An examination of likability in media, politics, and business.
In his debut book, Goldstein draws from his multifaceted careers as a TV producer, congressional attorney, political consultant, and LGBTQ civil rights leader to probe the dynamics of widespread appeal in the public eye. He opens his insightful analysis with a real-life example of reputation preservation when he was contacted by Osama bin Laden’s half brother seeking assistance in saving the family name. Goldstein defines likability as a collection of the qualities that “welcome us into a satisfying emotional relationship” with another. As he notes, all of us can use these traits to encourage an appealing reaction from others. He calls the recognition of these key features “likeability literacy” and lucidly describes how outward appeal can enchant and captivate, much akin to falling in love, but it can also be important for companies to embrace it to ensure profitability and customer loyalty. In terms of public personalities, Goldstein points out specific characteristics shared by figures like Benjamin Franklin, who instinctually engaged his constituents through uplifting stories; Ellen DeGeneres, a relatable celebrity who captured a nation’s attention with a live Oscar telecast selfie, America’s sweetheart Betty White; and social justice advocate Malala Yousafzai. These and many others, Goldstein acknowledges, have garnered positive attention and greatly enthralled followers while a noted lack of these likable traits can cause popularity quotients (and stocks) to sink and elections to be lost.
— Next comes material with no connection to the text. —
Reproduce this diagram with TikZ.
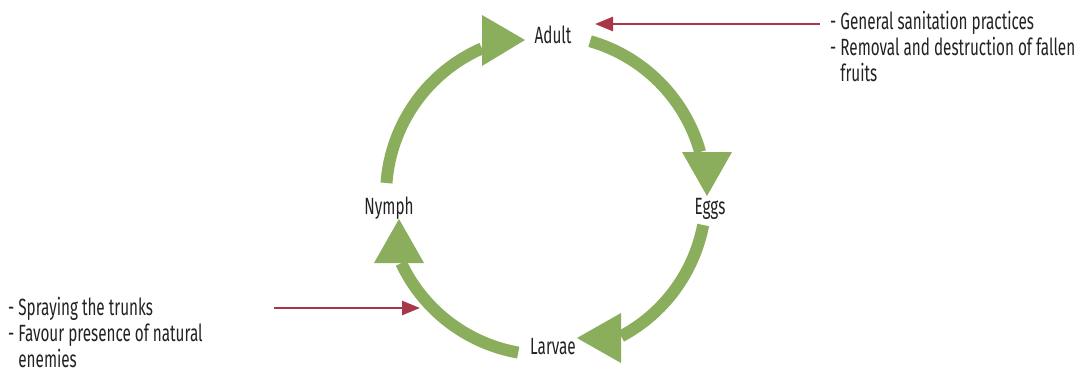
\documentclass[tikz,border=0pt]{standalone}
\usepackage{fontspec}
\setmainfont{Fira Sans}[FakeStretch=0.65]
\usetikzlibrary{arrows.meta}

\definecolor{cyclegreen}{RGB}{138,174,92}
\definecolor{controlred}{RGB}{168,56,72}
\definecolor{labelgray}{RGB}{34,34,34}

\tikzset{
  stage/.style={font=\fontsize{23.5}{26}\selectfont, text=labelgray, inner sep=0pt, anchor=base},
  note/.style={font=\fontsize{23.5}{26}\selectfont, text=labelgray, inner sep=0pt, anchor=base west},
  band/.style={draw=cyclegreen, line width=12pt},
  bandhead/.style={fill=cyclegreen},
  control/.style={draw=controlred, line width=2.7pt, -{Triangle[length=18pt,width=14pt]}},
}

\begin{document}
\begin{tikzpicture}[x=1pt,y=-1pt]
\useasboundingbox (0,0) rectangle (1079,367);
\coordinate (c) at (546,195);
% life stages
\node[stage] (adult) at (553,43) {Adult};
\node[stage] (eggs) at (710,214) {Eggs};
\node[stage] (larvae) at (553,354) {Larvae};
\node[stage] (nymph) at (389,214) {Nymph};
% cycle bands
\draw[band] ([shift={(-74:160)}]c) arc[start angle=-74, end angle=-15.6, radius=160];
\draw[band] ([shift={(10.8:160)}]c) arc[start angle=10.8, end angle=62, radius=160];
\draw[band] ([shift={(100:160)}]c) arc[start angle=100, end angle=154.8, radius=160];
\draw[band] ([shift={(184.3:160)}]c) arc[start angle=184.3, end angle=246.4, radius=160];
% cycle heads
\coordinate (eggsTip) at (707,196);
\coordinate (larvaeTip) at (577,338);
\coordinate (nymphTip) at (399,219);
\coordinate (adultTip) at (525,40);
\fill[bandhead] (eggsTip) -- ++(-25,-44) -- ++(50,0) -- cycle;
\fill[bandhead] (larvaeTip) -- ++(44,-25) -- ++(0,50) -- cycle;
\fill[bandhead] (nymphTip) -- ++(-25,44) -- ++(50,0) -- cycle;
\fill[bandhead] (adultTip) -- ++(-43,-25) -- ++(0,51) -- cycle;
% control measures
\node[note] (sanitation) at (830,29) {\begin{tabular}[t]{@{}l@{}}- General sanitation practices\\- Removal and destruction of fallen\\\phantom{- }fruits\end{tabular}};
\node[note] (spraying) at (8,315) {\begin{tabular}[t]{@{}l@{}}- Spraying the trunks\\- Favour presence of natural\\\phantom{- }enemies\end{tabular}};
\coordinate (sanitationFrom) at (820,24);
\coordinate (adultIn) at (595,24);
\coordinate (sprayingFrom) at (274,308);
\coordinate (nymphIn) at (420,308);
\draw[control] (sanitationFrom) -- (adultIn);
\draw[control] (sprayingFrom) -- (nymphIn);
\end{tikzpicture}
\end{document}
Goldstein’s expertise shines most in his delineations of eight classic likability traits and how each factors into and cultivates our impressions, opinions, and takeaways of others, particularly public figures like CEOs, world leaders, and celebrities. He breaks down each trait and pinpoints their individual strengths and durability within the arena of today’s hypercritical, impressionable culture, stressing the conclusive perception that “likeability is leverage.” An oddly tempting self-assessment analysis encourages readers to measure their own overall appeal.
A psychologically provocative study on the gravity of charm, charisma, and outward impressions.